The committee will review the interaction between federal and state government on resource planning, such as the Public Utility Regulatory Policies Act, and address “recent efforts by the EPA to erode states’ authority through the Clean Power Plan.”
He called on the new administration to install new commissioners at FERC quickly and indicated the nuclear industry would be a major focus of the committee.
“The Yucca Mountain project must remain central to our nuclear waste-management system,” he said, adding that plans could include authorizing an interim storage facility, along with moving forward on fuel reprocessing. (See related story, Panelists Weigh Prospects for Nuclear Waste Solution Post-Obama.)
Georgia Public Service Commissioner Tim Echols asked Walden’s view on how reprocessing might make the national energy policy more sustainable.
“It’s something, obviously, that other countries do pretty effectively, and I see no reason why we can’t take a look at that seriously in this country,” Walden said. “It’s about time.”
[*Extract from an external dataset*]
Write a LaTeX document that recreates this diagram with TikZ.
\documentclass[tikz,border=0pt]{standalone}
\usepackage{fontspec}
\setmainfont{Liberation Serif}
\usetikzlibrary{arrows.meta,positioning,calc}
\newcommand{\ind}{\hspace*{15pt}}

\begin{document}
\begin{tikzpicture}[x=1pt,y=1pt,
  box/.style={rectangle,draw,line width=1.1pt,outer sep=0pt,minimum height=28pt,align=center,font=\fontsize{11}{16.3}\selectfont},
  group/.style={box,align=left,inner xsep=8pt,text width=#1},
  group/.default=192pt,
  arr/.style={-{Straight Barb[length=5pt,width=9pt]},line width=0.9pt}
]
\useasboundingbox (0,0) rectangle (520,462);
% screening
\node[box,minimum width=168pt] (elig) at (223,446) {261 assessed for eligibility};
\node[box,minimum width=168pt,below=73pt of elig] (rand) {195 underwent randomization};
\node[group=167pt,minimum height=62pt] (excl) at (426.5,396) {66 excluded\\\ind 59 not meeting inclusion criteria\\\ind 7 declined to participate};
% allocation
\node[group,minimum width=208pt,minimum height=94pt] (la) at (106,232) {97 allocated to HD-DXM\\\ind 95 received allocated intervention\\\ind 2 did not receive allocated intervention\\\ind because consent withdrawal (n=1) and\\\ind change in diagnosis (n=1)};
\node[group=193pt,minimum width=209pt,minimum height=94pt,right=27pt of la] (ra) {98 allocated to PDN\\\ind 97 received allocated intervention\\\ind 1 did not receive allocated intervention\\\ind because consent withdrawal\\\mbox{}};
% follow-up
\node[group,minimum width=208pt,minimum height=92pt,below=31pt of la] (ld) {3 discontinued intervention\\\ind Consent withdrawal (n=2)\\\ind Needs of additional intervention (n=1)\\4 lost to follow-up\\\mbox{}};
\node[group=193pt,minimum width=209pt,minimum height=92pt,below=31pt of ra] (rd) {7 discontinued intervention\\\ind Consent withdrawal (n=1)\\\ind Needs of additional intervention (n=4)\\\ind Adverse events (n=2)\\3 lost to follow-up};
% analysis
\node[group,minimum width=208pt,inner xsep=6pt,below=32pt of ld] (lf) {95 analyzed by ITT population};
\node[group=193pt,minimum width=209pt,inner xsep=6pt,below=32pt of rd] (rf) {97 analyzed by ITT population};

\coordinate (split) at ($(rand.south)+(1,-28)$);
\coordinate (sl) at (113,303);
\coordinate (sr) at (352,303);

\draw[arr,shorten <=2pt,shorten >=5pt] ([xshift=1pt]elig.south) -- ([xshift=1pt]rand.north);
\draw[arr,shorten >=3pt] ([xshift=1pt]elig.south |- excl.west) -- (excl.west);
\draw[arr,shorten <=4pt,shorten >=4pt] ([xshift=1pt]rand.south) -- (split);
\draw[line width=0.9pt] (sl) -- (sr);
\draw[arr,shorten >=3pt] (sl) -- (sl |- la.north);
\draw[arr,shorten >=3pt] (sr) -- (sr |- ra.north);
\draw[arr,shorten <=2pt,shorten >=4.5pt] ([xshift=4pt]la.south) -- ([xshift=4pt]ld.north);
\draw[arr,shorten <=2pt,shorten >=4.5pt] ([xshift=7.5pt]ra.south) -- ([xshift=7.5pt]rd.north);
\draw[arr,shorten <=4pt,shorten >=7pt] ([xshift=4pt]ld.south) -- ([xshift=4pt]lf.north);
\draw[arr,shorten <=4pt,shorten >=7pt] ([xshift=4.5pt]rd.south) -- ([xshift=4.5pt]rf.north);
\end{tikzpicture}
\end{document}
He noted that while the Yucca Mountain project was canceled by the Obama administration, the total future liabilities and payments paid by the U.S. Treasury for nuclear-waste storage doubled to nearly $30 billion over the last eight years. The federal government can no longer collect a nuclear waste fee from ratepayers, he said, but the fund already has $36 billion and collects $1 billion in interest annually.